Source Battlecry! pg. 164
Destroying a target could swing the tide of battle. PCs might look for all sorts of ways to achieve this objective, taking a more proactive approach than they would if they were defending. These encounters usually work best if the PCs can clearly find and identify the target they need to destroy—uncertainty can be especially annoying in a skirmish encounter. If you do want to make finding the target part of the encounter, such as by finding a cowardly enemy spellcaster and incapacitating them to end a ritual, give the PCs a limited number of clear places to search. Examples of eliminate objectives include:
  • Troops are stationed at the estate of a powerful political figurehead. Get past the guards and assassinate this leader.
  • Multiple shipments of weapons have been transported to an isolated but centrally located fort before being sent out to arm several battalions. Destroy the stockpile!

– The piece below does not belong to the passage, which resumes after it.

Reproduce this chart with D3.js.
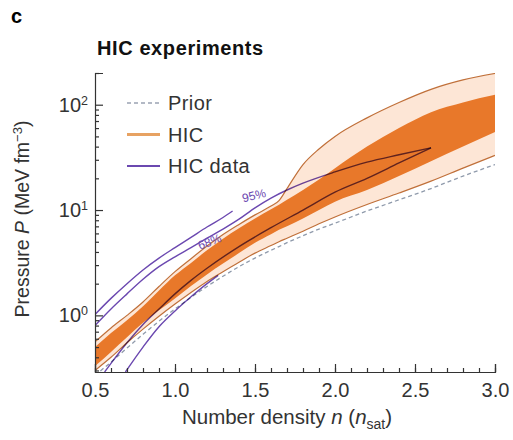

  • Siege engines are laying waste to allied forces and keeping them holed up in a crumbling castle. Disable or destroy the siege engines to give your allies the chance to rush forward and take the fight to the enemy.

Seize

Source Battlecry! pg. 164
The PCs must claim a specific place or target. This is similar to an eliminate objective but has the aim of capturing rather than destroying. The most important factor for structuring this type of encounter is figuring out whether the PCs just need to seize the objective (essentially moving from one place to another) or also return it (moving from one place to another and then back again, or to a third location instead). In the first category, they’ll face all their opposition in one series before seizing the objective. In the second, it’s often best to stage part of the opposition far enough away from the objective that there might then be a second stage to the fight after the PCs seize it—otherwise, you can position some of the opposition directly on the objective so that they can try to keep the PCs from leaving with it. Examples of seize objectives are:
  • Enemy archers have an excellent position occupying high ground. There’s a narrow approach to this high ground, and the PCs must defeat the archers to claim the position for themselves, then signal their allies.
  • The army the PCs are aligned with is slowly starving, as their supplies have been cut off. The PCs must seize a wagon of food and escort it back to camp.
  • A team of allied spies with important information has been captured. The PCs must reach the prison where they’re being held, free them from their cells, and help them escape.